Spanning the past weekend from April 11 to 13, 60 Springfield College students retreated from campus to the Frost Valley YMCA in Claryville, N.Y. for the YMCA club-sponsored Leadership Summit. Nestled in the Catskill Mountains, the participants recessed from the bustling college life of the past eight months of the academic school year to hone their leadership skills.
“There is no cell phone service, there is no Internet connection. It’s one of the aspects that allow the participants to bond like they do; they don’t have the distractions of everyday life,” remarked student tri-chair Alyssa DeVivo. Along with fellow tri-chairs Jillian Funk and Zach Hartshorn, DeVivo orchestrated the planning and organization of this year’s Summit.
The trip itinerary included an Olympic-themed opening ceremony, 12 intensive workshops, and a tradition known as “the bigger game” to wrap up the weekend on Sunday.
Unlike other opportunities offered on the Springfield College campus, Leadership Summit need not be applied for. First- and second-year students at Springfield College, including transfers, are anonymously nominated to participate in the annual tradition.

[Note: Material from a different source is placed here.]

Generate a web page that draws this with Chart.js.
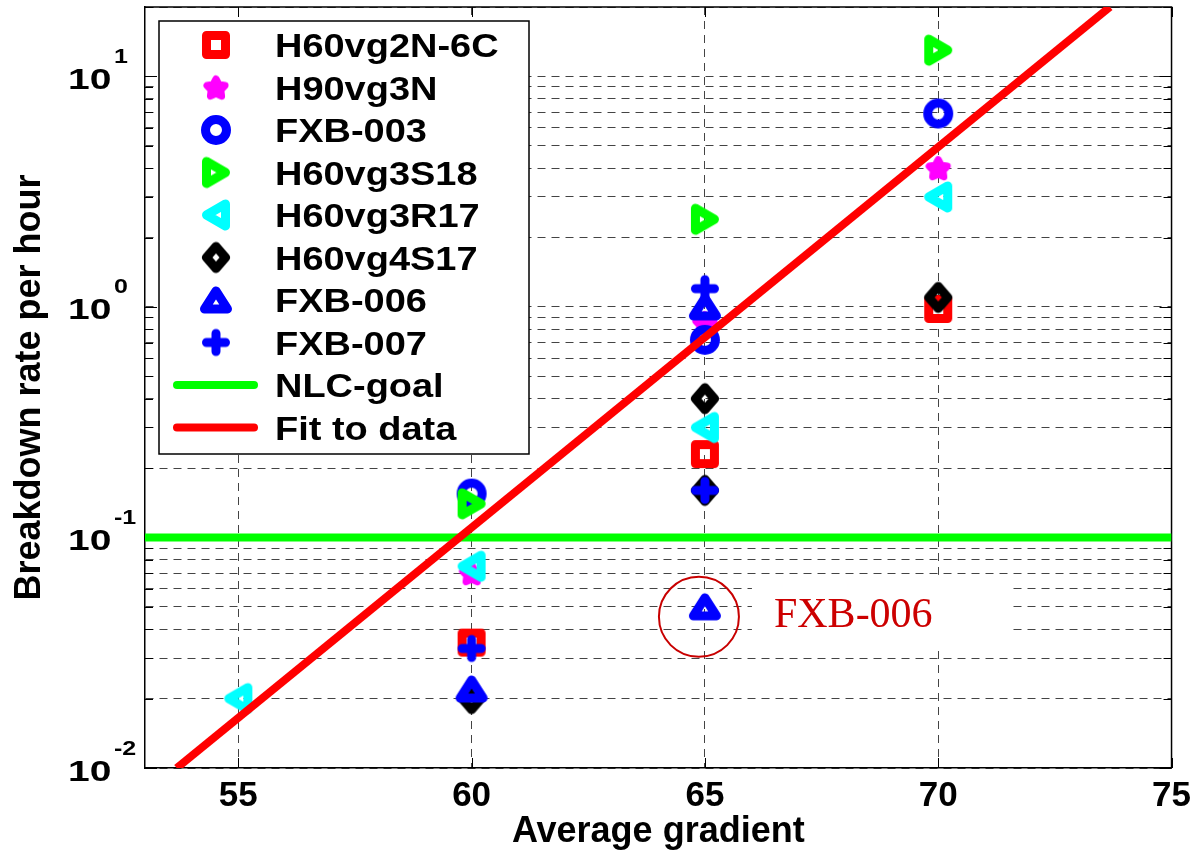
<!DOCTYPE html>
<html lang="en">
<head>
<meta charset="UTF-8">
<title>Breakdown rate vs average gradient</title>
<script src="https://cdn.jsdelivr.net/npm/chart.js"></script>
<style>
    body { margin: 0; background: white; }
    .chart-container { position: relative; width: 1198px; height: 859px; }
</style>
</head>
<body>
<div class="chart-container"><canvas id="bdrChart"></canvas></div>
<script>
// measured breakdown rates (per hour) vs average gradient, one pair of arrays per structure
const h60vg2n6cX = [60, 65, 70];
const h60vg2n6cY = [0.035, 0.23, 0.98];
const h90vg3nX = [60, 65, 70];
const h90vg3nY = [0.07, 0.85, 4.0];
const fxb003X = [60, 65, 70];
const fxb003Y = [0.155, 0.72, 6.9];
const h60vg3s18X = [60, 65, 70];
const h60vg3s18Y = [0.14, 2.4, 13];
const h60vg3r17X = [55, 60, 65, 70];
const h60vg3r17Y = [0.02, 0.075, 0.3, 3.0];
const h60vg4s17X = [60, 65, 65, 70];
const h60vg4s17Y = [0.02, 0.4, 0.16, 1.1];
const fxb006X = [60, 65, 65];
const fxb006Y = [0.022, 1.0, 0.05];
const fxb007X = [60, 65, 65];
const fxb007Y = [0.033, 1.2, 0.16];
const nlcGoalX = [53, 75];
const nlcGoalY = [0.1, 0.1];
const fitX = [53.68, 73.68];
const fitY = [0.01, 20];

// axis ticks
const xTickValues = [55, 60, 65, 70, 75];
const yDecades = [0.01, 0.1, 1, 10];
const yExponents = ['-2', '-1', '0', '1'];
const yMinorSteps = [1, 2, 3, 4, 5, 6, 7, 8, 9];

const annotationText = 'FXB-006';

function pts(xs, ys) {
    return xs.map((x, i) => ({ x: x, y: ys[i] }));
}

// thick MATLAB-like markers drawn once on small canvases
function marker(shape, color) {
    const c = document.createElement('canvas');
    c.width = 40; c.height = 40;
    const g = c.getContext('2d');
    g.translate(20, 20);
    g.strokeStyle = color;
    g.fillStyle = color;
    g.lineWidth = 9;
    g.lineJoin = 'round';
    g.lineCap = 'round';
    g.beginPath();
    if (shape === 'square') {
        g.rect(-9.5, -9.5, 19, 19);
    } else if (shape === 'circle') {
        g.arc(0, 0, 10.5, 0, Math.PI * 2);
    } else if (shape === 'triRight') {
        g.moveTo(-9.5, -11); g.lineTo(9.5, 0); g.lineTo(-9.5, 11); g.closePath();
    } else if (shape === 'triLeft') {
        g.moveTo(9.5, -11); g.lineTo(-9.5, 0); g.lineTo(9.5, 11); g.closePath();
    } else if (shape === 'diamond') {
        g.moveTo(0, -11); g.lineTo(9.5, 0); g.lineTo(0, 11); g.lineTo(-9.5, 0); g.closePath();
    } else if (shape === 'triUp') {
        g.moveTo(0, -9); g.lineTo(11.5, 9); g.lineTo(-11.5, 9); g.closePath();
    } else if (shape === 'plus') {
        g.moveTo(-9.5, 0); g.lineTo(9.5, 0); g.moveTo(0, -9); g.lineTo(0, 9);
    } else if (shape === 'pentagram') {
        g.lineWidth = 7;
        for (let k = 0; k < 10; k++) {
            const r = k % 2 === 0 ? 9.5 : 5;
            const a = -Math.PI / 2 + k * Math.PI / 5;
            if (k === 0) g.moveTo(r * Math.cos(a), r * Math.sin(a) + 1);
            else g.lineTo(r * Math.cos(a), r * Math.sin(a) + 1);
        }
        g.closePath();
        g.fill();
    }
    g.stroke();
    return c;
}

function markerSet(label, xs, ys, shape, color) {
    return {
        label: label,
        data: pts(xs, ys),
        pointStyle: marker(shape, color),
        pointRadius: 14,
        borderColor: color,
        backgroundColor: color,
        showLine: false
    };
}

function lineSet(label, xs, ys, color) {
    return {
        label: label,
        data: pts(xs, ys),
        showLine: true,
        borderColor: color,
        backgroundColor: color,
        borderWidth: 8,
        borderCapStyle: 'butt',
        pointRadius: 0,
        fill: false
    };
}

const datasets = [
    markerSet('H60vg2N-6C', h60vg2n6cX, h60vg2n6cY, 'square', '#ff0000'),
    markerSet('H90vg3N', h90vg3nX, h90vg3nY, 'pentagram', '#ff00ff'),
    markerSet('FXB-003', fxb003X, fxb003Y, 'circle', '#0000ff'),
    markerSet('H60vg3S18', h60vg3s18X, h60vg3s18Y, 'triRight', '#00ff00'),
    markerSet('H60vg3R17', h60vg3r17X, h60vg3r17Y, 'triLeft', '#00ffff'),
    markerSet('H60vg4S17', h60vg4s17X, h60vg4s17Y, 'diamond', '#000000'),
    markerSet('FXB-006', fxb006X, fxb006Y, 'triUp', '#0000ff'),
    markerSet('FXB-007', fxb007X, fxb007Y, 'plus', '#0000ff'),
    lineSet('NLC-goal', nlcGoalX, nlcGoalY, '#00ff00'),
    lineSet('Fit to data', fitX, fitY, '#ff0000')
];
// later series are drawn on top, as in the original plot
datasets.forEach((d, i) => { d.order = datasets.length - i; });

const FONT = "'Liberation Sans', Arial, sans-serif";

const decorPlugin = {
    id: 'decor',
    beforeDatasetsDraw(chart) {
        const ctx = chart.ctx;
        const a = chart.chartArea;
        const xs = chart.scales.x;
        const ys = chart.scales.y;
        ctx.save();
        // top and right frame
        ctx.strokeStyle = '#000';
        ctx.lineWidth = 1.5;
        ctx.beginPath();
        ctx.moveTo(a.left, a.top); ctx.lineTo(a.right, a.top); ctx.lineTo(a.right, a.bottom);
        ctx.stroke();
        // inward tick marks
        ctx.lineWidth = 1;
        ctx.beginPath();
        xTickValues.forEach(v => {
            const px = Math.round(xs.getPixelForValue(v)) + 0.5;
            ctx.moveTo(px, a.bottom); ctx.lineTo(px, a.bottom - 10);
            ctx.moveTo(px, a.top); ctx.lineTo(px, a.top + 10);
        });
        ys.ticks.forEach(t => {
            const py = Math.round(ys.getPixelForValue(t.value)) + 0.5;
            const len = yDecades.includes(t.value) ? 12 : 8;
            ctx.moveTo(a.left, py); ctx.lineTo(a.left + len, py);
            ctx.moveTo(a.right, py); ctx.lineTo(a.right - len, py);
        });
        ctx.stroke();
        // FXB-006 call-out
        const ax = xs.getPixelForValue(65);
        const ay = ys.getPixelForValue(0.05);
        ctx.fillStyle = '#fff';
        ctx.fillRect(ax + 47, ay - 32, 259, 75);
        ctx.fillStyle = '#cc0000';
        ctx.font = "42px 'Liberation Serif', 'Times New Roman', serif";
        ctx.textBaseline = 'alphabetic';
        ctx.textAlign = 'left';
        ctx.fillText(annotationText, ax + 69, ay + 20);
        ctx.strokeStyle = '#c80000';
        ctx.lineWidth = 2;
        ctx.beginPath();
        ctx.arc(ax - 6, ay + 10, 40, 0, Math.PI * 2);
        ctx.stroke();
        ctx.restore();
    },
    afterDatasetsDraw(chart) {
        const ctx = chart.ctx;
        const a = chart.chartArea;
        const left = a.left + 14;
        const top = a.top + 14;
        ctx.save();
        ctx.fillStyle = '#fff';
        ctx.fillRect(left, top, 370, 433);
        ctx.strokeStyle = '#000';
        ctx.lineWidth = 1.5;
        ctx.strokeRect(left, top, 370, 433);
        chart.data.datasets.forEach((d, i) => {
            const cy = top + 24 + i * 42.5;
            if (d.showLine) {
                ctx.strokeStyle = d.borderColor;
                ctx.lineWidth = 8;
                ctx.lineCap = 'round';
                ctx.beginPath();
                ctx.moveTo(left + 18, cy); ctx.lineTo(left + 95, cy);
                ctx.stroke();
            } else {
                const img = d.pointStyle;
                ctx.drawImage(img, left + 57 - img.width / 2, cy - img.height / 2);
            }
            ctx.save();
            ctx.translate(left + 116, cy + 12);
            ctx.scale(1.15, 1);
            ctx.fillStyle = '#000';
            ctx.font = 'bold 33px ' + FONT;
            ctx.textBaseline = 'alphabetic';
            ctx.fillText(d.label, 0, 0);
            ctx.restore();
        });
        ctx.restore();
    },
    afterDraw(chart) {
        const ctx = chart.ctx;
        const ys = chart.scales.y;
        ctx.save();
        ctx.fillStyle = '#000';
        ctx.textBaseline = 'alphabetic';
        yDecades.forEach((v, i) => {
            const py = ys.getPixelForValue(v);
            ctx.save();
            ctx.translate(68, py + 12.5);
            ctx.scale(1.3, 1);
            ctx.font = 'bold 30px ' + FONT;
            ctx.fillText('10', 0, 0);
            ctx.restore();
            ctx.save();
            ctx.translate(114, py - 13.5);
            ctx.scale(1.25, 1);
            ctx.font = 'bold 20px ' + FONT;
            ctx.fillText(yExponents[i], 0, 0);
            ctx.restore();
        });
        ctx.restore();
    }
};

const gridOpts = { color: '#444', lineWidth: 1, drawTicks: false, tickLength: 0 };
const borderOpts = { display: true, color: '#000', width: 1.5, dash: [8, 6] };

new Chart(document.getElementById('bdrChart').getContext('2d'), {
    type: 'scatter',
    data: { datasets: datasets },
    options: {
        responsive: true,
        maintainAspectRatio: false,
        animation: false,
        layout: { autoPadding: false, padding: { top: 7, right: 23, left: 0, bottom: 0 } },
        plugins: {
            legend: { display: false },
            tooltip: { enabled: false }
        },
        scales: {
            x: {
                type: 'linear',
                min: 53,
                max: 75,
                afterBuildTicks: s => { s.ticks = xTickValues.map(v => ({ value: v })); },
                afterFit: s => { s.height = 91; },
                ticks: {
                    color: '#000',
                    padding: 7,
                    maxRotation: 0,
                    autoSkip: false,
                    font: { family: FONT, size: 35, weight: 'bold' }
                },
                grid: gridOpts,
                border: borderOpts,
                title: {
                    display: true,
                    text: 'Average gradient',
                    color: '#000',
                    font: { family: FONT, size: 36, weight: 'bold' },
                    padding: { top: 0, bottom: 5 }
                }
            },
            y: {
                type: 'logarithmic',
                min: 0.01,
                max: 20,
                afterBuildTicks: s => {
                    const t = [];
                    yDecades.forEach(d => yMinorSteps.forEach(m => {
                        const v = +(d * m).toPrecision(3);
                        if (v <= 20) t.push({ value: v });
                    }));
                    t.push({ value: 20 });
                    s.ticks = t;
                },
                afterFit: s => { s.width = 145; },
                ticks: { display: false },
                grid: gridOpts,
                border: borderOpts,
                title: {
                    display: true,
                    text: 'Breakdown rate per hour',
                    color: '#000',
                    font: { family: FONT, size: 36, weight: 'bold' },
                    padding: { top: 8, bottom: 0 }
                }
            }
        }
    },
    plugins: [decorPlugin]
});
</script>
</body>
</html>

“This is a really awesome event that allows emerging leaders who may not see potential in themselves to gain leadership skills to help them grow on campus,” explained Funk.
The tri-chairs were joined by a cast of 12 other upperclassmen who acted as facilitators this year – the event’s first year at the Frost Valley YMCA. The location was just one of many changes undertaken by the tri-chairs, who spent rigorous hours meeting two to three times a week since the fall semester to ensure a successful trip this April with some guidance from faculty advisors Harry Rock and Erin Friedman.
With past experiences of their own, facilitators ensured that this year’s underclass participants would have the same unforgettable experience they did.
“The weekend can be really emotional, and it can be deep for some people – for both participants and facilitators alike,” reflected Hartshorn after having experienced both roles. “Having the experience that we do, and the position that we do, we were the ones they could bounce those feelings off of.”
In just one weekend, unbelievable change in each individual occurred. By Sunday, the facilitators recognized a remarkable change in leadership qualities for many of the previously timid participants.
“What this program does is it allows you to find who you are, and what your purpose is,” added an awe-stricken Hartshorn.
Hartshorn, like many of the facilitators and participants alike, was taken aback by how much self-empowerment could occur in one weekend.
Despite a change in location from the Leadership Summit’s usual setting at the Silver Bay YMCA in Silver Bay, N.Y., Funk, Hartshorn and Devivo were able to lead facilitators and participants on a meaningful trip for all who attended.
It is safe to say that the collective goal of allowing students a chance to discover their true potential and bring new leaderships skills back for application on campus was more than achieved.